= Maria Nugent (historian) =

Historian

Maria Nugent is an Australian historian, academic and author. She is a Professor at the Australian Centre for Indigenous History, School of History, Australian National University (ANU). She has also been the Head of School since 1 July 2024. Her areas of interest include cross-cultural history and encounters in Australia, indigenous Australian history and memory studies, and material history and museum collections. She’s best known for researching and interpreting historical collections in possession of public museums and libraries, including the British Museum, the National Museum of Australia, Museum Victoria and the State Library of New South Wales (NSW).

Nugent’s body of work is informed by her 25-year-long involvement with the aboriginal community in La Perouse, NSW.

==Studies==
Nugent completed her under graduation from the Australian National University (ANU), and received a Master’s degree from University of Sydney. She also has a graduate diploma in Adult Education from the University of Technology, Sydney (UTS), where she completed her PhD thesis in 2000.

== Career ==
Nugent joined ANU in 2009 as a research fellow in the Australian Centre for Indigenous History. She served as the centre's co-director from 2018 to 2023. In 2024 she was appointed the head of the School of History at ANU. Previously, in 2015-16, she was a visiting professor of Australian studies at University of Tokyo.

==Research==
Nugent's research engages with Aboriginal history, memory, heritage, material history and museum collections, and cross-cultural history and encounters. She was granted the ARC Future Fellowship (2011-2015). She was part of the research project, Ancestors, artefacts, empire – mobilising Aboriginal objects, funded by the Australian Research Council (2011–2023) along with Gaye Sculthorpe, Howard Morphy, and Lissant Bolton.

==Books==

- 2005. Botany Bay: Where Histories Meet. Allen & Unwin.
- 2009. Captain Cook was here. Cambridge University Press.

=== Edited books ===
- 2016. eds. Sarah Carter and Maria Nugent. Mistress of everything: Queen Victoria in Indigenous worlds. Manchester University Press.
- 2016. eds. Tiffany Shellam, Maria Nugent, Shino Konishi, and Allison Cadzow. Brokers and boundaries: Colonial exploration in indigenous territory. ANU Press.
- 2021. eds. Gaye Sculthorpe, Maria Nugent, Howard Morphy. Ancestors, artefacts, empire: indigenous Australia in British and Irish museums. British Museum Press.

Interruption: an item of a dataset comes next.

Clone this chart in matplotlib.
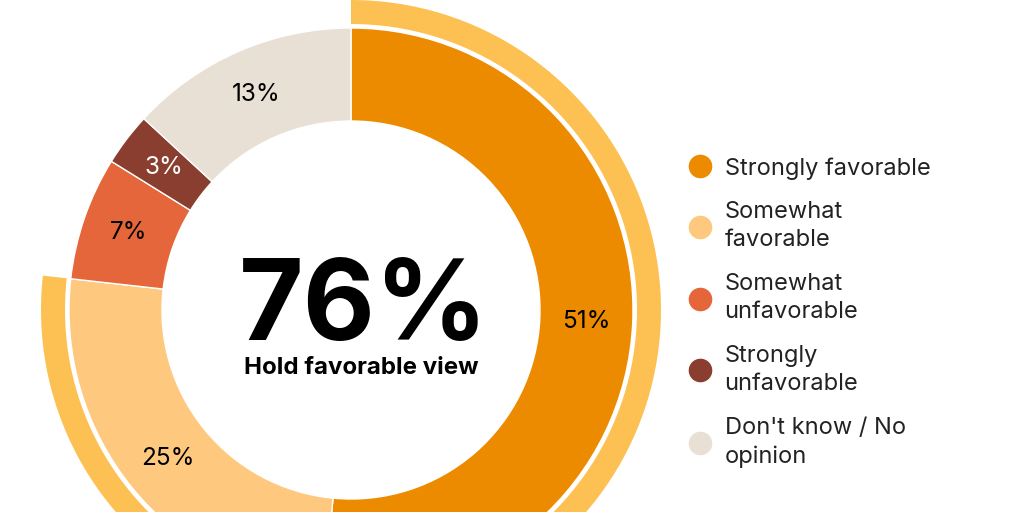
import matplotlib
matplotlib.use("Agg")
import matplotlib.pyplot as plt
from matplotlib.lines import Line2D

plt.rcParams["font.family"] = ["Inter", "DejaVu Sans"]

categories = ["Strongly favorable", "Somewhat\nfavorable", "Somewhat\nunfavorable",
              "Strongly\nunfavorable", "Don't know / No\nopinion"]
values = [51, 25, 7, 3, 13]
colors = ["#EC8B00", "#FEC97F", "#E5663A", "#8A3E2F", "#E8DFD5"]
label_colors = ["black", "black", "black", "white", "black"]
favorable = values[0] + values[1]
other = sum(values) - favorable
ring_color = "#FDC153"

W, H = 1024, 512
fig = plt.figure(figsize=(W / 100, H / 100), dpi=100)
ax = fig.add_axes([0, 0, 1, 1])

cx, cy = 351, H - 310
R = 282
hole = 189

# inner donut, labels at the middle of the band
wedges, texts, autotexts = ax.pie(
    values, colors=colors, startangle=90, counterclock=False,
    center=(cx, cy), radius=R,
    autopct=lambda p: "", pctdistance=(R + hole) / 2 / R,
    wedgeprops=dict(width=R - hole, edgecolor="white", linewidth=1.0),
)
for t, v, c in zip(autotexts, values, label_colors):
    t.set_text(f"{v}%")
    t.set_color(c)
    t.set_fontsize(17.5)

# outer ring for total favorable
ax.pie(
    [favorable, other], colors=[ring_color, "none"], startangle=90, counterclock=False,
    center=(cx, cy), radius=310,
    wedgeprops=dict(width=24, edgecolor="none"),
)

ax.text(364, H - 340, f"{favorable}%", ha="center", va="baseline",
        fontsize=80, fontweight="bold", color="black")
ax.text(361, H - 374, "Hold favorable view", ha="center", va="baseline",
        fontsize=17.3, fontweight="bold", color="black")

handles = [Line2D([], [], linestyle="none", marker="o", markersize=17,
                  markerfacecolor=c, markeredgecolor="none") for c in colors]
leg = ax.legend(handles, categories, loc="upper left", bbox_to_anchor=(688 / W, 1 - 157 / H),
                bbox_transform=fig.transFigure, frameon=False, fontsize=17,
                handlelength=1.0, handletextpad=0.55, labelspacing=0.93,
                borderpad=0, borderaxespad=0, labelcolor="#222222")
for t in leg.get_texts():
    t.set_linespacing(1.35)

ax.set_xlim(0, W)
ax.set_ylim(0, H)
ax.set_aspect("equal")
ax.axis("off")

fig.savefig("out.png", dpi=100)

==Awards and institutional recognition==
- 2004: Allan Martin Award for Botany Bay: Where Histories Meet.
- 2011–2017: Recipient of the Australian Research Council Future Fellowship; awarded $579,500 for interpreting Aboriginal historical narratives and developing models to tell new Australian histories.
- 2018: Patricia Grimshaw Prize instituted by the board of Australian Historical Studies for her article A Shield Loaded with History: Encounters, Objects and Exhibitions.